In MIMO-OFDM systems, pilot-based channel estimation yields highly heterogeneous reliability across channel matrix entries, rendering scalar time-indexed diffusion models inadequate for capturing localized noise evolution. To address this, we propose a non-uniform diffusion model that introduces element-wise time indicators and dimension-wise time embeddings, enabling fine-grained, dynamic control of noise levels per subcarrier and antenna path. We further design a matrix-form time embedding scheme and a non-uniform noise scheduling mechanism, thereby relaxing the conventional uniform noise assumption. Theoretical analysis establishes the consistency of the generative process. Extensive experiments under diverse pilot configurations demonstrate that our model achieves an average 28.6% reduction in normalized mean square error (NMSE) for channel reconstruction compared to standard diffusion models, with particularly pronounced gains in sparse-pilot regimes.

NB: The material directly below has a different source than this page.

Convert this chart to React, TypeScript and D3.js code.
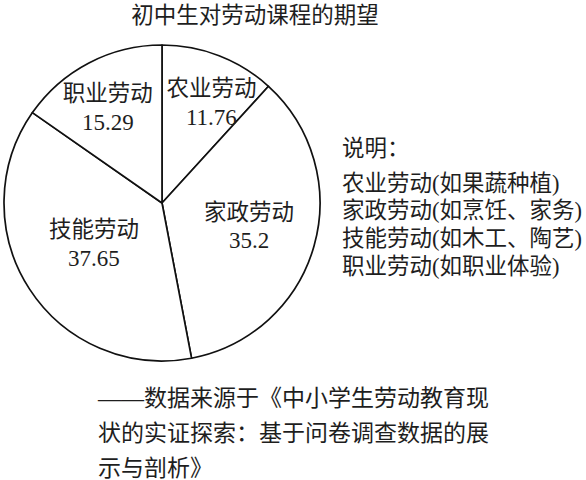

We propose a novel diffusion model, termed the non-identical diffusion model, and investigate its application to wireless orthogonal frequency division multiplexing (OFDM) channel generation. Unlike the standard diffusion model that uses a scalar-valued time index to represent the global noise level, we extend this notion to an element-wise time indicator to capture local error variations more accurately. Non-identical diffusion enables us to characterize the reliability of each element (e.g., subcarriers in OFDM) within the noisy input, leading to improved generation results when the initialization is biased. Specifically, we focus on the recovery of wireless multi-input multi-output (MIMO) OFDM channel matrices, where the initial channel estimates exhibit highly uneven reliability across elements due to the pilot scheme. Conventional time embeddings, which assume uniform noise progression, fail to capture such variability across pilot schemes and noise levels. We introduce a matrix that matches the input size to control element-wise noise progression. Following a similar diffusion procedure to existing methods, we show the correctness and effectiveness of the proposed non-identical diffusion scheme both theoretically and numerically. For MIMO-OFDM channel generation, we propose a dimension-wise time embedding strategy. We also develop and evaluate multiple training and generation methods and compare them through numerical experiments.